• [SOURCE DATA]:

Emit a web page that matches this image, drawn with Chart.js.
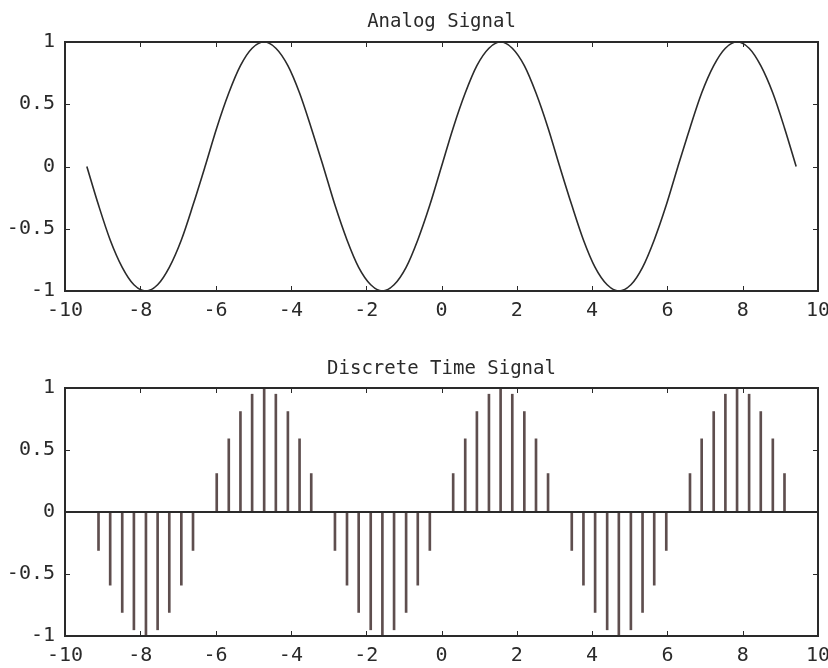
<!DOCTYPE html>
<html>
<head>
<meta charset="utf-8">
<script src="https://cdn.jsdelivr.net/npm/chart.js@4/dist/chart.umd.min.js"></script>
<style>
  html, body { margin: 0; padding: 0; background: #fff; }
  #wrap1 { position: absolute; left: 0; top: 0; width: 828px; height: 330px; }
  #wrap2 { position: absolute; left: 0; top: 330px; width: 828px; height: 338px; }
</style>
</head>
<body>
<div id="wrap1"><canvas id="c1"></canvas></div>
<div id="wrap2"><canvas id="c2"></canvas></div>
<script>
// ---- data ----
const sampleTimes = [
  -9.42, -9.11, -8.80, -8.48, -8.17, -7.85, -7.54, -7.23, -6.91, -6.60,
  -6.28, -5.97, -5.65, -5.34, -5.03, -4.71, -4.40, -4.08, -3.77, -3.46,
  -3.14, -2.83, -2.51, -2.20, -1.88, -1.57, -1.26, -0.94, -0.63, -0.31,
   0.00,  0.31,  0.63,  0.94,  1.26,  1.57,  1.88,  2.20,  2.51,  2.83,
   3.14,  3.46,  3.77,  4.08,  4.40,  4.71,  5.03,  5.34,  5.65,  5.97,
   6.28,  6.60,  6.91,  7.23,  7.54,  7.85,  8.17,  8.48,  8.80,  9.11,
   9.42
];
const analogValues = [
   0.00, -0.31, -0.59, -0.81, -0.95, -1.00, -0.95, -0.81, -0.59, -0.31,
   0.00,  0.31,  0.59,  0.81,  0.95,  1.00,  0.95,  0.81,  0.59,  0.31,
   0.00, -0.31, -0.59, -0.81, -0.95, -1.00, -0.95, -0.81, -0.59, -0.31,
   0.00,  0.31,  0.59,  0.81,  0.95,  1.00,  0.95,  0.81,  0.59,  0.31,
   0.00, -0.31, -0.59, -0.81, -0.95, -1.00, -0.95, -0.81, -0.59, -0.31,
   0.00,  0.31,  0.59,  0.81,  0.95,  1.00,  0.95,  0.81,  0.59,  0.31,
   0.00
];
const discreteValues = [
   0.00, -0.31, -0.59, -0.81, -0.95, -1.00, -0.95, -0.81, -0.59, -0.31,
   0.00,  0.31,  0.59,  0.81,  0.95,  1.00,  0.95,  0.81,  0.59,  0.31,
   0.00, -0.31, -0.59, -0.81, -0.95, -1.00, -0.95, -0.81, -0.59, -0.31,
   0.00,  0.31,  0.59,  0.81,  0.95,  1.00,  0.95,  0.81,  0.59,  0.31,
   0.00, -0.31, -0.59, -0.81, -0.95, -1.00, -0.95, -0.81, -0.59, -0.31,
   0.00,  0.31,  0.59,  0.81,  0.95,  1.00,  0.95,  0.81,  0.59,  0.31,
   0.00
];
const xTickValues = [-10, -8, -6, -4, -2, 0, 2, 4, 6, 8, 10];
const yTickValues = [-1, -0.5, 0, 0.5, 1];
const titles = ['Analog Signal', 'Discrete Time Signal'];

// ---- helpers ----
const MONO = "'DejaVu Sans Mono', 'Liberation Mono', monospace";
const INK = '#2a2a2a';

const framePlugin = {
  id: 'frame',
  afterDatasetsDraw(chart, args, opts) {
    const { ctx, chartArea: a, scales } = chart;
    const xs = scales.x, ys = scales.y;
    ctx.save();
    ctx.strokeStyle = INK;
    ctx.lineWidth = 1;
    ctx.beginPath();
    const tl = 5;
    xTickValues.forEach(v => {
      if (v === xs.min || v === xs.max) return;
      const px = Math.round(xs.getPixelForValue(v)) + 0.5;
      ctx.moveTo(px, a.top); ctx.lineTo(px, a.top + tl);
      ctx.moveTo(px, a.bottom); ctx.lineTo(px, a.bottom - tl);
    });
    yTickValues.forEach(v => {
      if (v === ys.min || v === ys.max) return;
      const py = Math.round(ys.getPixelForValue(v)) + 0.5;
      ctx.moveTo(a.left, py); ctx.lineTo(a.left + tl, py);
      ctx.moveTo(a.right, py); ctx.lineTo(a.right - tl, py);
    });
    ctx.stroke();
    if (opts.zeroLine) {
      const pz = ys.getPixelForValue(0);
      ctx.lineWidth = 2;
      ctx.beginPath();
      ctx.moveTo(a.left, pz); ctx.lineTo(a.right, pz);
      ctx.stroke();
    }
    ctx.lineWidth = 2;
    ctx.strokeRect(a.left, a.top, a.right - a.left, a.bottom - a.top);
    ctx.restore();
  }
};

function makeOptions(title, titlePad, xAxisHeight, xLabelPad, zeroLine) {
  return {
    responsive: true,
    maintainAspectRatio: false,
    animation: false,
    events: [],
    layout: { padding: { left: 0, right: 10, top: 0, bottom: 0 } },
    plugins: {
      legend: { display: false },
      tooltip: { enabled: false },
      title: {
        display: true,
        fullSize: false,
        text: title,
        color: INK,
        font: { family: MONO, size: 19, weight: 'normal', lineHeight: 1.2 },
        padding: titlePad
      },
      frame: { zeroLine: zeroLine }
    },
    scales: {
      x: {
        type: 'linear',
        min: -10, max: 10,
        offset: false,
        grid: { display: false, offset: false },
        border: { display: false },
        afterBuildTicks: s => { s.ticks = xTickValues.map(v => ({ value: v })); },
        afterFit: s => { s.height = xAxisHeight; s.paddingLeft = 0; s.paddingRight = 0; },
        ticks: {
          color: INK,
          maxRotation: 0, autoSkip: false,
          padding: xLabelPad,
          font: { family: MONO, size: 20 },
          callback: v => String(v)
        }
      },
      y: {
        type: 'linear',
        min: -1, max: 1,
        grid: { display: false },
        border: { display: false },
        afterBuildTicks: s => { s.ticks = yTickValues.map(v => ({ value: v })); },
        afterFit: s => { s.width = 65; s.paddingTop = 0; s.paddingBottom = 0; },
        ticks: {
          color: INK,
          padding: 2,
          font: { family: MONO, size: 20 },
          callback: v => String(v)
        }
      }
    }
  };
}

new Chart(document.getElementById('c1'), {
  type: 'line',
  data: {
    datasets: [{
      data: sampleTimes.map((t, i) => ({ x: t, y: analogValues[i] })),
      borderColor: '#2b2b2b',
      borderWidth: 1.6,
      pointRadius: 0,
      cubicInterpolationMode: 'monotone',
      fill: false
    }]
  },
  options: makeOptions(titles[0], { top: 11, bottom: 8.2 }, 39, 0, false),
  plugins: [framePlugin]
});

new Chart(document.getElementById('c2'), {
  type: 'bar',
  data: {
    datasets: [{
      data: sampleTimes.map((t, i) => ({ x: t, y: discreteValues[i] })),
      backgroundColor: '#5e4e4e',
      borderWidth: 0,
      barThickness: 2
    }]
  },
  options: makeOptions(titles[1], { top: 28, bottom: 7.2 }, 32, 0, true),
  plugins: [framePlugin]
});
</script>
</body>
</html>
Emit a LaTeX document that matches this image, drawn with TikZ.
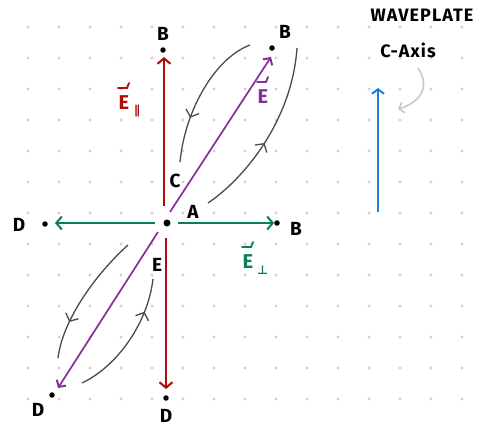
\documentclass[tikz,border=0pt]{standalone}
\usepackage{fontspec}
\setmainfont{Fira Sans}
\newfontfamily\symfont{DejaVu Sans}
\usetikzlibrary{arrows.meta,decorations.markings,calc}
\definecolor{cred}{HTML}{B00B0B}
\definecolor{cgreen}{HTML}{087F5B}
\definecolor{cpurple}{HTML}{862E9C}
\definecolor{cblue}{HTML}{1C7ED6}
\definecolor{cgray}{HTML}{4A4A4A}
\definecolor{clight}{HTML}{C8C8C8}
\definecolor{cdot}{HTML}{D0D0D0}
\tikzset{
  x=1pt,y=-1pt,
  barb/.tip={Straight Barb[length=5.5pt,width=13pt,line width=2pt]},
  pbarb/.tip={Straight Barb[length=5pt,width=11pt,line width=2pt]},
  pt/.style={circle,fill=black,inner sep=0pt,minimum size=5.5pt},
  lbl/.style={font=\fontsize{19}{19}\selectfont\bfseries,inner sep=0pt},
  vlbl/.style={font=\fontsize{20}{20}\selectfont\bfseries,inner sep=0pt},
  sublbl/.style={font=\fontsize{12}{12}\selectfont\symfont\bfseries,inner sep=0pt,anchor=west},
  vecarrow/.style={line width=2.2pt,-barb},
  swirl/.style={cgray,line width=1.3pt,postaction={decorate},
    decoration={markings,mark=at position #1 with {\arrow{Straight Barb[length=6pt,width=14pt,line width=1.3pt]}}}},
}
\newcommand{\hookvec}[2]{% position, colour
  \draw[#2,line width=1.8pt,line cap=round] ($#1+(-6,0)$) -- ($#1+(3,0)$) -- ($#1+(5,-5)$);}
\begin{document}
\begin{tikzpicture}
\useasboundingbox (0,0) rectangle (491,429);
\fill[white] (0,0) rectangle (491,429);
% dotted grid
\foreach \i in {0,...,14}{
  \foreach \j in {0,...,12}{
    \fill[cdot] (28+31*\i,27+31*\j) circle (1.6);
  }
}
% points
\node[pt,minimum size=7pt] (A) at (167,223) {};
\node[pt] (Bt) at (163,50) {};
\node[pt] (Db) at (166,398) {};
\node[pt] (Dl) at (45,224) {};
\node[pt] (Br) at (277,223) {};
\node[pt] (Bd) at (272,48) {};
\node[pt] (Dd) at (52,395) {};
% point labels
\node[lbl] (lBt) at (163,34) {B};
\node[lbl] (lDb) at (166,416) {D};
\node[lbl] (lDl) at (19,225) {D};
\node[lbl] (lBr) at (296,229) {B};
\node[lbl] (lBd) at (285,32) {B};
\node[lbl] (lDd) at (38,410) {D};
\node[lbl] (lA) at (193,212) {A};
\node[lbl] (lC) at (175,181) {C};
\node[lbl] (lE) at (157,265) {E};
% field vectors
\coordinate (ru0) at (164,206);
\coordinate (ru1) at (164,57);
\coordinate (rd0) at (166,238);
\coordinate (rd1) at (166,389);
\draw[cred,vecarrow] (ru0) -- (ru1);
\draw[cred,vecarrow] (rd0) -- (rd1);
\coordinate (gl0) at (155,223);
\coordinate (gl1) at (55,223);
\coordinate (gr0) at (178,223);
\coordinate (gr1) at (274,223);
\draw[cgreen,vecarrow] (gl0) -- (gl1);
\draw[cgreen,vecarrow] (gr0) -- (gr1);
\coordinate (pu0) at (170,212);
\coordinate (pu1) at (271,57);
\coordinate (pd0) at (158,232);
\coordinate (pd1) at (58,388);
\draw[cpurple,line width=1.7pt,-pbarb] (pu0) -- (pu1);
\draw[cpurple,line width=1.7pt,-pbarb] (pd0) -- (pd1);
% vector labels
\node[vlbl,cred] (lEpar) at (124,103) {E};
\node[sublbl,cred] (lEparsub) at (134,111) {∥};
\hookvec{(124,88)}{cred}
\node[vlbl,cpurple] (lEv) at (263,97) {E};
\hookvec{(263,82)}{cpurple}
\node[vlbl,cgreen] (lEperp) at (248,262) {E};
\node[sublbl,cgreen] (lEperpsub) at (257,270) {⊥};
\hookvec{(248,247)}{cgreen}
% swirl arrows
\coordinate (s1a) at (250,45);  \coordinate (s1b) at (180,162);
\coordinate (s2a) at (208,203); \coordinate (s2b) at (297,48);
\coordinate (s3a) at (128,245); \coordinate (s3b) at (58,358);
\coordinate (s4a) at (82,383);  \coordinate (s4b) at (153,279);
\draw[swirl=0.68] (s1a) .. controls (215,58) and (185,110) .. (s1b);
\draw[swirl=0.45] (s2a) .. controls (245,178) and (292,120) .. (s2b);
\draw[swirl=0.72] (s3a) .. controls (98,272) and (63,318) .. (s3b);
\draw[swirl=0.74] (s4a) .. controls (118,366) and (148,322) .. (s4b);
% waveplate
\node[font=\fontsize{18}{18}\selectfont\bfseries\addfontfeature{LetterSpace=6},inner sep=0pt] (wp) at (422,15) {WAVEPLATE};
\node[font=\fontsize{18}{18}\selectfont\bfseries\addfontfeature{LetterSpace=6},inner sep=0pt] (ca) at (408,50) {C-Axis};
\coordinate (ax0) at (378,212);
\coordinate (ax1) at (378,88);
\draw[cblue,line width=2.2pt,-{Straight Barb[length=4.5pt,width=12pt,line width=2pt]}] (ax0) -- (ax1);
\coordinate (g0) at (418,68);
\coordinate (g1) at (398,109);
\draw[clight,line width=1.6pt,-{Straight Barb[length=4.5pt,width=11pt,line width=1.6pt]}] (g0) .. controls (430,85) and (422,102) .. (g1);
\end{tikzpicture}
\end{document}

• [EXERCISE PROMPT]:
Find every line that has "image" in it, then return those lines.

• [EXPECTED ANSWER]:
Emit a web page that matches this image, drawn with Chart.js.
Emit a LaTeX document that matches this image, drawn with TikZ.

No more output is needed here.